Total synthesis of deamido bleomycin A₂, the major catabolite of the antitumor agent bleomycin

Metabolic inactivation of the antitumor antibiotic bleomycin is believed to be mediated exclusively via the action of bleomycin hydrolase, a cysteine proteinase that is widely distributed in nature. While the spectrum of antitumor activity exhibited by the bleomycins is believed to reflect the anatomical distribution of bleomycin hydrolase within the host, little has been done to characterize the product of the putative inactivation at a chemical or biochemical level. The present report describes the synthesis of deamido-bleomycin demethyl A₂ (3) and deamido bleomycin A₂ (4), as well as the respective aglycones. These compounds were all accessible via the key intermediate N^α-Boc-N^β-[1-amino-3(S)-(4-amino-3(S) (4-6-carboxy-5-methylpyrimidin-2-yl)propion-3-yl]-(S)-β-aminoalanine tert-butyl ester (16). Synthetic deamido bleomycin A₂ was shown to be identical to the product formed by treatment of bleomycin A₂ with human bleomycin hydrolase, as judged by reversed-phase HPLC analysis and IH NMR spectroscopy.

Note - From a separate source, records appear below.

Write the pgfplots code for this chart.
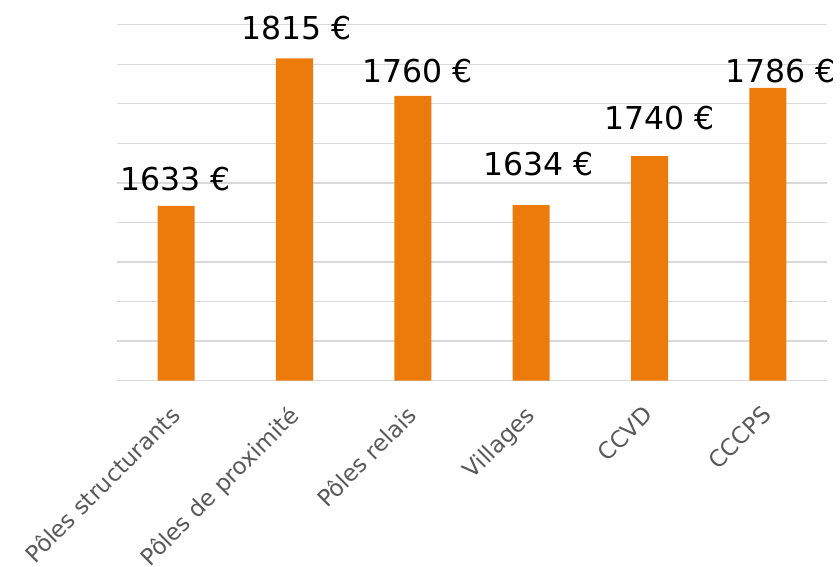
\documentclass[border=0pt]{standalone}
\usepackage{pgfplots}
\pgfplotsset{compat=1.18}
\usepackage{pgfplotstable}
\usepackage{fontspec}
\setmainfont{DejaVu Sans}
\definecolor{barorange}{HTML}{EC7B0C}
\definecolor{gridgray}{HTML}{D9D9D9}
\definecolor{ticktext}{HTML}{595959}
\pgfplotstableread{
x y label dx dy
0 4.42 1633 -1 15
1 8.15 1815 2 19
2 7.20 1760 5 13
3 4.44 1634 7.5 30
4 5.68 1740 10 27
5 7.40 1786 13 5
}\datatable
\begin{document}
\begin{tikzpicture}
\path[use as bounding box] (-117pt,-186.3pt) rectangle (723pt,380.7pt);
\begin{axis}[
  at={(0pt,0pt)}, anchor=south west,
  scale only axis,
  width=710pt, height=356pt,
  xmin=-0.5, xmax=5.5,
  ymin=0, ymax=9,
  ytick={0,1,...,9},
  yticklabels={},
  xtick={0,1,2,3,4,5},
  xticklabels={Pôles structurants,Pôles de proximité,Pôles relais,Villages,CCVD,CCCPS},
  xticklabel style={xshift=-7.5pt, yshift=-23.4pt, rotate=45, anchor=north east, inner sep=0pt,
    font=\fontsize{23}{27}\selectfont, text=ticktext},
  major tick length=0pt,
  axis line style={draw=none},
  ymajorgrids,
  grid style={gridgray, line width=1.3pt},
  clip=false,
]
\addplot[ybar, bar width=37pt, fill=barorange, draw=none,
  point meta=explicit symbolic,
  visualization depends on={\thisrow{dx} \as \dx},
  visualization depends on={\thisrow{dy} \as \dy},
  nodes near coords={\pgfplotspointmeta\ €},
  every node near coord/.append style={anchor=base, inner sep=0pt,
    xshift=\dx pt, yshift=\dy pt, font=\fontsize{31.5}{36}\selectfont, text=black},
] table[x=x, y=y, meta=label] {\datatable};
\end{axis}
\end{tikzpicture}
\end{document}
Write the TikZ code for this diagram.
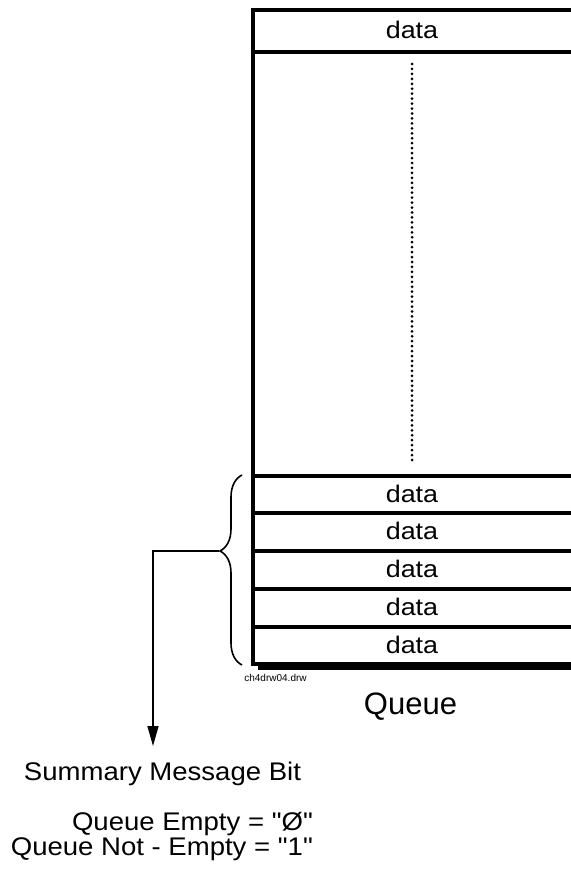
\documentclass[tikz,border=0pt]{standalone}
\usepackage{fontspec}
\setmainfont{Liberation Sans}[Ligatures=TeXOff]
\usetikzlibrary{arrows.meta,calc,positioning,decorations.pathreplacing}
\tikzset{every node/.style={font=\fontsize{25.5}{28}\selectfont\addfontfeatures{FakeStretch=1.08},inner sep=0pt,anchor=base}}
\tikzset{qline/.style={line width=3.2pt}}
\tikzset{cellbox/.style={font=\fontsize{24}{27}\selectfont\addfontfeatures{FakeStretch=1.12}}}

\begin{document}
\begin{tikzpicture}[x=1pt,y=-1pt]
  \useasboundingbox (0,0) rectangle (570,872);
  % --- queue outline (runs off the right edge) ---
  \fill (258,664) rectangle (580,670);
  \draw[qline] (580,10) -- (253,10) -- (253,664) -- (580,664);
  \foreach \y in {52,476,513,551,589,627}
    \draw[qline] (253,\y) -- (580,\y);
  % --- cells ---
  \node[cellbox] (d0) at (412,38.5) {data};
  \node[cellbox] (d1) at (412,502) {data};
  \node[cellbox] (d2) at (412,539.5) {data};
  \node[cellbox] (d3) at (412,577.5) {data};
  \node[cellbox] (d4) at (412,615.5) {data};
  \node[cellbox] (d5) at (412,653) {data};
  % --- dotted gap ---
  \coordinate (gaptop) at (412,64);
  \coordinate (gapbot) at (412,460);
  \draw[line width=3pt,line cap=round,dash pattern=on 0pt off 4.95pt] (gaptop) -- (gapbot);
  % --- brace over the last five cells ---
  \coordinate (brlo) at (242,665);
  \coordinate (brhi) at (242,475);
  \draw[line width=1.6pt,decorate,decoration={brace,amplitude=22pt,aspect=0.6}] (brlo) -- (brhi);
  \coordinate (brtip) at (219,551);
  % --- labels ---
  \node[font=\fontsize{10}{11}\selectfont] (file) at (275.5,681) {ch4drw04.drw};
  \node[font=\fontsize{31}{34}\selectfont] (queue) at (410.5,714) {Queue};
  \node (bit) at (162.5,780) {Summary Message Bit};
  \node[anchor=base east] (empty) at (313,830) {Queue Empty = "Ø"};
  \node[anchor=base east] (notempty) at (313,855) {Queue Not - Empty = "1"};
  % --- summary bit arrow ---
  \coordinate (bittop) at (153,746);
  \draw[line width=1.6pt,-{Triangle[length=20pt,width=11pt]}] (brtip) -| (bittop);
\end{tikzpicture}
\end{document}
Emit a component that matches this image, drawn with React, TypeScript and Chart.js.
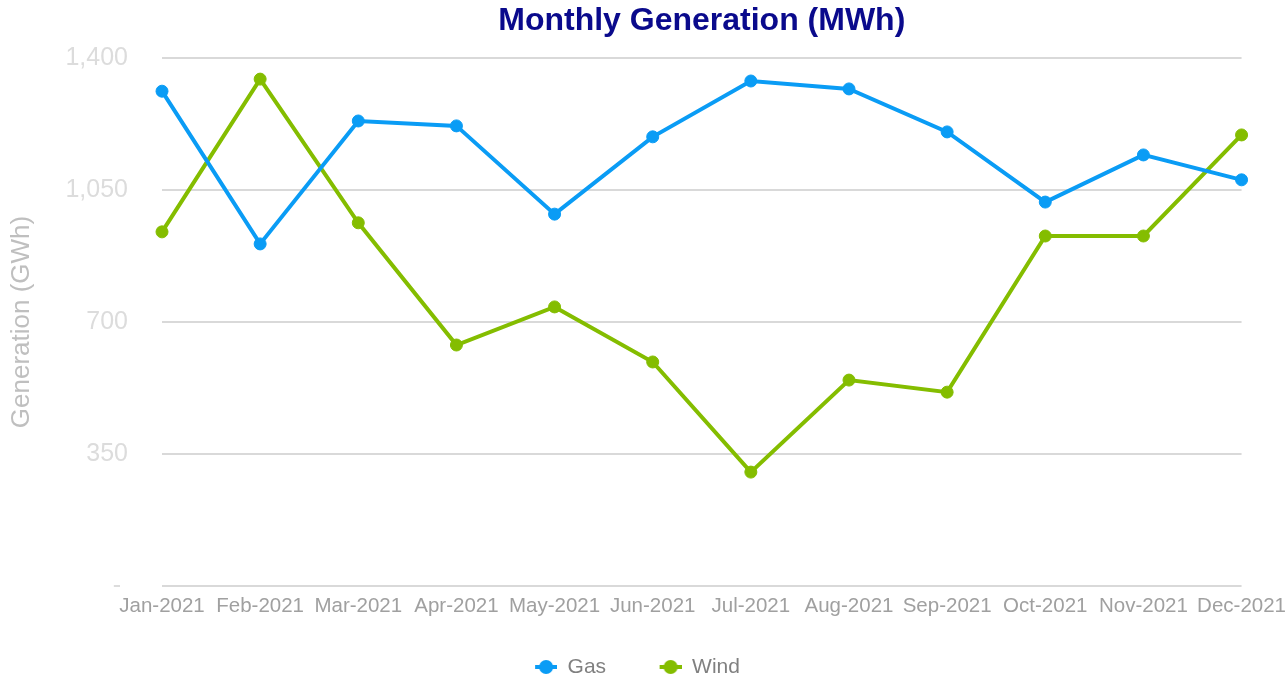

Deamido bleomycin A₂ was found to retain significant DNA cleavage activity in DNA plasmid relaxation assays and had the same sequence selectivity of DNA cleavage as bleomycin A₂. The most significant alteration of function noted in this study was a reduction in the ability of deamido bleomycin A₂ to mediate double-strand DNA cleavage, relative to that produced by BLM A₂.